I want to load a .xlsx file to DLT but struggling as it is not available with Autoloader.


With the Assistant I tried to load the .xlsx first to a data frame and then send it to DLT.

 

 

import dlt
from pyspark.sql import SparkSession

# Load xlsx file into DataFrame
df = spark.read \
    .format("com.crealytics.spark.excel") \
    .option("dataAddress", "${my_etl.sheet_address}") \
    .option("header", "${my_etl.header}") \
    .option("inferSchema", "${my_etl.infer_schema}") \
    .option("timestampFormat", "${my_etl.timestamp_format}") \
    .load("${my_etl.input_path}")

@dlt.table
def conformed():
    return df

 

 

but it is not working.

shan_chandra
Databricks Employee
Databricks Employee

@avrm91  - can try dividing xlsx files into a csv as a preprocessing step and ingest them in to a dataframe using Autoloader.
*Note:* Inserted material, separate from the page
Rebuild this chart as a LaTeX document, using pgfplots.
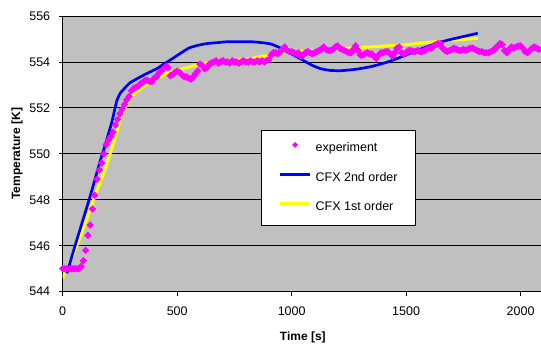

Also, you can use openpyxl to load into a dataframe. refer to this doc for example.

 

avrm91
Databricks Partner

For now, I will use the Azure Data Factory to convert the xlsx to csv and then process it within Databricks. 
Overall, I wonder if there will be a xlsx Autoloader implementation in the future, as the preprocessing will not have the Autoloader features and I will need to take care what was already loaded and what not.
All over I would not say that it is a solution so I will let this ticket open.

shan_chandra
Databricks Employee
Databricks Employee

@avrm91 - There is a feature request in place. DB engg will priorotized. As of now no ETA yet on this. 

avrm91
Databricks Partner

Added a feature request into Azure Community Portal
XLSX - DLT Autoloader · Community (azure.com)